Die "Bild" hatte von fünf ungeimpften Bayern-Profis berichtet, das würde eine Impfquote von über 80 Prozent bedeuten. Nicht geimpfte Profis müssen sich zwei wöchentlichen PCR-Tests oder Fremd-Antigentests an allen Trainings-, Spiel- und Reisetagen unterziehen. Im Falle einer Infektion müssten sie grundsätzlich länger in Quarantäne, was den Mannschaftserfolg beeinflussen kann.
Solch ein Szenario wäre für alle Beteiligten bitter, sagte Mannschaftskollege Thomas Müller. Der Vizekapitän sieht in der persönlichen Beziehung zu Kimmich verschiedene Facetten. Aus Sicht als "Freund" sei es eine "absolut akzeptable Entscheidung", sagte Müller. Als "Teamkollege" und mit dem Blick auf die Pandemie-Lage wäre ein Impfung besser. "Aber genauso muss man irgendwie auch versuchen, das zu respektieren. Das ist ein schmaler Grat, das ist ein ethische, moralische Diskussion", sagte der 32-Jährige.
Hoffnung auf schnelles Umdenken
Nachteile beim FC Bayern oder bei der Nationalmannschaft hat Kimmich keine zu befürchten. Zwingen kann ein Club seine Stars nicht, auch bei FIFA und UEFA gibt es keinen Impfzwang. DFB-Teamarzt Tim Meyer, auch für die Hygienekonzepte bei DFL und UEFA mitverantwortlich, gilt als Impfbefürworter. "Nach aktuellem wissenschaftlichem Kenntnisstand ist die Schutzwirkung von Impfungen gegenüber schweren Verläufen exzellent", sagte Meyer kürzlich. Darauf dürften auch die Ärzte in München Kimmich hingewiesen haben.
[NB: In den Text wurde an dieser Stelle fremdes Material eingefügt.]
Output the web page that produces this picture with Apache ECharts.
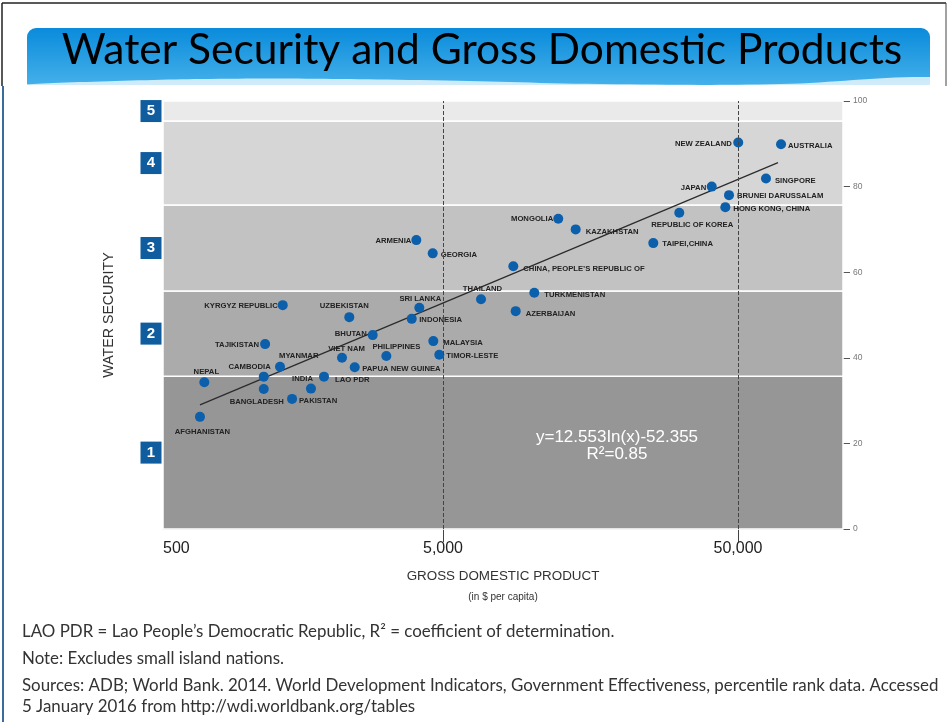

Zahlreiche Politiker und Experten hatten in den vergangenen Wochen wiederholt an unschlüssige Bürgerinnen und Bürger appelliert, sich impfen zu lassen. Dies hoffen nun auch unter anderem Rummenigge und Lauterbach. "Ich bin überzeugt, das hat er ja auch angekündigt, dass er möglicherweise zeitnah sich jetzt impfen lässt", sagte Rummenigge. "Am besten wäre es, wenn die Impfung noch käme und dass man jetzt keinen großen Druck aufbaut", sagte Lauterbach. "Es ist Joshua Kimmichs eigene Entscheidung. Wir dürfen keinen Druck aufbauen, aber es wäre sehr wertvoll - davon geht eine enorme Symbolwirkung aus."
Auch Bayer Leverkusens Sportdirektor Simon Rolfes betonte die Vorbildfunktion von Profis. "Bei uns sind alle geimpft oder genesen, 2G in der Mannschaft und im Staff. So behandeln wir das auch bei den Fans", sagte der frühere deutsche Nationalspieler bei DAZN. "Es ist wichtig für die Solidarität in der Gesellschaft, dass Spieler vorangehen, deshalb haben wir viel mit den Spielern gesprochen und sie überzeugen können."